S'agissant des principes, d'abord, la justice, en France, est indépendante. Certains n'arrivent pas à s'y faire, mais c'est la réalité du fonctionnement démocratique de notre pays. Non, le procureur n'est pas le représentant du Gouvernement, contrairement à ce que certains ont pu affirmer hier. Le parquet a pris des réquisitions en toute indépendance. La décision de la juridiction de première instance est indéniablement lourde, mais il faut la respecter : en tant que chef du Gouvernement, je ne peux pas dire autre chose, tout en mesurant pleinement le choc qu'elle représente pour les syndicalistes condamnés, les salariés de l'entreprise et leurs familles.
Sur le plan des valeurs, ensuite, si le combat syndical est toujours respectable, le respect des personnes représente un principe fondamental. Tout n'est pas permis, y compris quand la violence sociale est très forte. Chacun ici connaît la difficulté du dossier Goodyear, qui avait notamment été suivi par Pascale Boistard, alors députée, et peut parfaitement mesurer le désarroi des salariés.
Il faut toujours maintenir le dialogue, même dans les situations les plus tendues, et ne jamais basculer dans la violence. Cela étant, cette dernière peut prendre différentes formes. C'est la raison pour laquelle je n'accepte pas non plus les propos haineux et violents qui ont été tenus par un dirigeant d'entreprise américain ayant envisagé un moment de reprendre le site. Je n'accepte pas les leçons de ce patron. À mes yeux, mettre de l'huile sur le feu, pousser l'autre à la faute ou insulter un pays ou les salariés d'une entreprise n'est pas digne d'un dirigeant.
Je crois savoir que les syndicalistes condamnés font appel. Dans ces moments où les institutions sont bousculées, je vous invite toutes et tous à faire confiance à la justice pour trouver une position d'équilibre permettant de marquer les limites de ce qui est admissible tout en signifiant la légitimité de la revendication syndicale en tant que telle et la nécessité de la respecter. Il n'y aura jamais, dans notre pays, de criminalisation de l'action syndicale. Je n'accepte pas que l'on exprime des soupçons ou des sous-entendus à cet égard, ce que vous n'avez d'ailleurs pas fait, madame la sénatrice.
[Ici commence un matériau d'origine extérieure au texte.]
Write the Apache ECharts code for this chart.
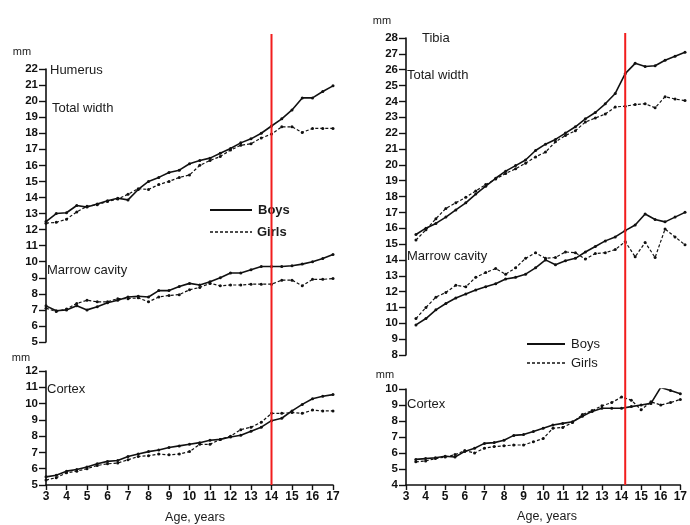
<!DOCTYPE html>
<html><head><meta charset="utf-8">
<script src="https://cdn.jsdelivr.net/npm/echarts@6/dist/echarts.min.js"></script>
<style>html,body{margin:0;padding:0;background:#fff}#c{width:690px;height:525px}</style>
</head><body><div id="c"></div>
<script>
// ---- Data ----
const agesHumerus = [3,3.5,4,4.5,5,5.5,6,6.5,7,7.5,8,8.5,9,9.5,10,10.5,11,11.5,12,12.5,13,13.5,14,14.5,15,15.5,16,16.5,17];
const agesTibia = [3.5,4,4.5,5,5.5,6,6.5,7,7.5,8,8.5,9,9.5,10,10.5,11,11.5,12,12.5,13,13.5,14,14.5,15,15.5,16,16.5,17];

// Humerus (left panel)
const humWidthBoys  = [12.5,13.0,13.05,13.5,13.4,13.6,13.8,13.95,13.85,14.5,15.0,15.25,15.55,15.7,16.1,16.3,16.45,16.75,17.05,17.4,17.65,18.0,18.45,18.9,19.45,20.2,20.2,20.6,20.95];
const humWidthGirls = [12.4,12.45,12.65,13.1,13.45,13.55,13.75,13.9,14.2,14.55,14.5,14.8,15.0,15.25,15.4,16.0,16.3,16.55,16.95,17.25,17.35,17.7,17.95,18.4,18.4,18.05,18.3,18.3,18.3];
const humMarrowBoys  = [7.25,6.95,7.0,7.25,7.0,7.2,7.45,7.6,7.8,7.85,7.8,8.2,8.2,8.45,8.65,8.55,8.75,9.0,9.3,9.3,9.5,9.7,9.7,9.7,9.75,9.85,10.0,10.2,10.45];
const humMarrowGirls = [7.1,6.9,7.05,7.4,7.6,7.5,7.5,7.7,7.7,7.75,7.5,7.8,7.9,7.95,8.25,8.4,8.65,8.5,8.55,8.55,8.6,8.6,8.6,8.85,8.85,8.5,8.9,8.9,8.95];
const humCortexBoys  = [5.5,5.6,5.85,5.95,6.1,6.3,6.45,6.5,6.75,6.9,7.05,7.15,7.3,7.4,7.5,7.6,7.75,7.8,7.95,8.05,8.3,8.55,8.95,9.1,9.55,9.95,10.3,10.45,10.55];
const humCortexGirls = [5.3,5.45,5.75,5.85,6.0,6.2,6.3,6.35,6.55,6.75,6.8,6.9,6.85,6.9,7.05,7.5,7.5,7.8,8.0,8.4,8.55,8.85,9.4,9.4,9.45,9.4,9.6,9.55,9.55];

// Tibia (right panel)
const tibWidthBoys  = [15.6,16.0,16.3,16.7,17.15,17.6,18.15,18.65,19.15,19.6,19.95,20.3,20.9,21.3,21.6,22.0,22.4,22.9,23.3,23.85,24.5,25.75,26.4,26.2,26.25,26.6,26.85,27.1];
const tibWidthGirls = [15.25,15.9,16.6,17.25,17.6,17.95,18.35,18.75,19.1,19.45,19.75,20.1,20.5,20.8,21.45,21.85,22.15,22.7,22.95,23.2,23.65,23.7,23.8,23.85,23.6,24.3,24.15,24.05];
const tibMarrowBoys  = [9.9,10.3,10.85,11.25,11.6,11.85,12.1,12.3,12.5,12.8,12.9,13.1,13.5,14.0,13.7,13.95,14.1,14.5,14.85,15.2,15.45,15.85,16.2,16.9,16.55,16.4,16.7,17.0];
const tibMarrowGirls = [10.3,11.0,11.65,11.95,12.4,12.3,12.9,13.2,13.45,13.1,13.5,14.1,14.45,14.1,14.15,14.5,14.45,14.05,14.4,14.45,14.65,15.15,14.2,15.1,14.15,15.95,15.45,14.95];
const tibCortexBoys  = [5.6,5.65,5.7,5.8,5.75,6.1,6.3,6.6,6.65,6.8,7.1,7.15,7.35,7.55,7.75,7.85,7.95,8.3,8.6,8.8,8.8,8.8,8.9,9.0,9.1,10.1,9.9,9.7];
const tibCortexGirls = [5.45,5.5,5.65,5.75,5.9,6.15,6.0,6.3,6.4,6.45,6.5,6.5,6.7,6.9,7.55,7.6,7.9,8.4,8.65,8.95,9.15,9.5,9.3,8.7,9.2,9.0,9.15,9.35];

const xTicks = [3,17];      // age axis range
const markAge = [14];        // red reference line

// ---- Chart ----
const FONT = "'Liberation Sans', Arial, sans-serif";
const INK = '#111';
const pairs = (xs, ys) => xs.map((x, i) => [x, ys[i]]);

function lineSeries(name, xi, yi, xs, ys, dashed) {
  return {
    name, type: 'line', xAxisIndex: xi, yAxisIndex: yi,
    data: pairs(xs, ys),
    symbol: 'circle', symbolSize: 3, showAllSymbol: true,
    itemStyle: { color: INK },
    lineStyle: { color: INK, width: dashed ? 1.2 : 1.6, type: dashed ? [3, 2] : 'solid' },
    silent: true
  };
}

function yAx(gi, min, max, show) {
  return {
    gridIndex: gi, type: 'value', min, max, interval: 1, position: 'left', offset: show ? 11 : 0,
    show: show !== false,
    axisLine: { show: true, lineStyle: { color: INK, width: 1.6 } },
    axisTick: { show: true, length: 7, lineStyle: { color: INK, width: 1.4 } },
    axisLabel: { color: INK, fontSize: 11.5, fontFamily: FONT, margin: 8, fontWeight: 'bold' },
    splitLine: { show: false }
  };
}
function xAx(gi, show) {
  return {
    gridIndex: gi, type: 'value', min: xTicks[0], max: xTicks[1], interval: 1,
    show,
    axisLine: { show: true, onZero: false, lineStyle: { color: INK, width: 1.6 } },
    axisTick: { show: true, length: 5, lineStyle: { color: INK, width: 1.4 } },
    axisLabel: { color: INK, fontSize: 12, fontFamily: FONT, margin: 6, fontWeight: 'bold' },
    splitLine: { show: false }
  };
}

const txt = (x, y, s, size, align, bold) => ({
  type: 'text', x, y,
  style: { text: s, fill: '#1a1a1a', font: (bold ? 'bold ' : '') + (size || 13) + 'px ' + FONT, textAlign: align || 'left', textVerticalAlign: 'middle' },
  silent: true
});
const seg = (x1, x2, y, dashed) => ({
  type: 'line', shape: { x1, y1: y, x2, y2: y },
  style: { stroke: INK, lineWidth: dashed ? 1.3 : 1.8, lineDash: dashed ? [3, 2] : null },
  silent: true
});

const chart = echarts.init(document.getElementById('c'), null, { renderer: 'canvas' });
chart.setOption({
  animation: false,
  backgroundColor: '#fff',
  grid: [
    { left: 46, top: 69, width: 287, height: 273 },
    { left: 46, top: 371, width: 287, height: 114 },
    { left: 406, top: 38, width: 279, height: 317 },
    { left: 406, top: 389, width: 279, height: 96 },
    { left: 46, top: 34, width: 287, height: 451 },
    { left: 406, top: 33, width: 279, height: 452 }
  ],
  xAxis: [xAx(0, false), xAx(1, true), xAx(2, false), xAx(3, true), xAx(4, false), xAx(5, false)],
  yAxis: [
    yAx(0, 5, 22), yAx(1, 5, 12), yAx(2, 8, 28), yAx(3, 4, 10),
    { gridIndex: 4, type: 'value', min: 0, max: 1, show: false },
    { gridIndex: 5, type: 'value', min: 0, max: 1, show: false }
  ],
  series: [
    lineSeries('Boys', 0, 0, agesHumerus, humWidthBoys, false),
    lineSeries('Girls', 0, 0, agesHumerus, humWidthGirls, true),
    lineSeries('Boys', 0, 0, agesHumerus, humMarrowBoys, false),
    lineSeries('Girls', 0, 0, agesHumerus, humMarrowGirls, true),
    lineSeries('Boys', 1, 1, agesHumerus, humCortexBoys, false),
    lineSeries('Girls', 1, 1, agesHumerus, humCortexGirls, true),
    lineSeries('Boys', 2, 2, agesTibia, tibWidthBoys, false),
    lineSeries('Girls', 2, 2, agesTibia, tibWidthGirls, true),
    lineSeries('Boys', 2, 2, agesTibia, tibMarrowBoys, false),
    lineSeries('Girls', 2, 2, agesTibia, tibMarrowGirls, true),
    lineSeries('Boys', 3, 3, agesTibia, tibCortexBoys, false),
    lineSeries('Girls', 3, 3, agesTibia, tibCortexGirls, true),
    { type: 'line', xAxisIndex: 4, yAxisIndex: 4, data: [[markAge[0], 0], [markAge[0], 1]], symbol: 'none', z: 10, silent: true,
      lineStyle: { color: '#f21d1d', width: 2 } },
    { type: 'line', xAxisIndex: 5, yAxisIndex: 5, data: [[markAge[0], 0], [markAge[0], 1]], symbol: 'none', z: 10, silent: true,
      lineStyle: { color: '#f21d1d', width: 2 } }
  ],
  graphic: [
    // left panel texts
    txt(22, 52, 'mm', 11, 'center'),
    txt(50, 70, 'Humerus'),
    txt(52, 108, 'Total width'),
    txt(47, 270, 'Marrow cavity'),
    txt(21, 358, 'mm', 11, 'center'),
    txt(47, 389, 'Cortex'),
    txt(195, 518, 'Age, years', 12.5, 'center'),
    seg(210, 252, 210, false), txt(258, 210, 'Boys', 13, 'left', true),
    seg(210, 252, 232, true), txt(257, 232, 'Girls', 13, 'left', true),
    // right panel texts
    txt(382, 21, 'mm', 11, 'center'),
    txt(422, 38, 'Tibia'),
    txt(407, 75, 'Total width'),
    txt(407, 256, 'Marrow cavity'),
    txt(385, 375, 'mm', 11, 'center'),
    txt(407, 404, 'Cortex'),
    txt(547, 517, 'Age, years', 12.5, 'center'),
    seg(527, 565, 344, false), txt(571, 344, 'Boys', 13),
    seg(527, 565, 363, true), txt(571, 363, 'Girls', 13)
  ]
});
</script></body></html>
Le Gouvernement croit au dialogue social, au rôle et à l'apport des partenaires sociaux, tant au niveau national que, au quotidien, à celui de chaque entreprise.
Cette conviction, que je souhaitais réaffirmer devant vous, ne nous dispense pas de trouver des solutions immédiates pour le site concerné. Comme l'ont dit hier Emmanuel Macron et Pascale Boistard, toute l'attention du Gouvernement se concentre aujourd'hui sur le devenir des salariés et la réindustrialisation du territoire d'Amiens.
Vous avez évoqué avec émotion les événements de ces derniers mois, non pour les instrumentaliser, mais simplement pour rappeler les faits, que nous devons garder en permanence à l'esprit. À cet égard, je connais parfaitement les difficultés des salariés. Une solution a été trouvée pour près des deux tiers d'entre eux, et nous devons nous mobiliser pour qu'il en soit ainsi pour chacun des 1 055 salariés licenciés. Nous travaillons avec les élus du territoire d'Amiens à la réindustrialisation de l'ancien site de Goodyear...
M. François Grosdidier. La quatrième année du quinquennat ! Il serait temps !
M. Manuel Valls, Premier ministre. ... et, plus largement, au développement du bassin d'emploi : 6 millions d'euros ont été mobilisés en ce sens et les efforts devront se poursuivre. Sur de tels dossiers, ce sont la constance, les valeurs, les principes et le travail qui paieront !
(Applaudissements sur les travées du groupe socialiste et républicain, ainsi que sur certaines travées du groupe écologiste.)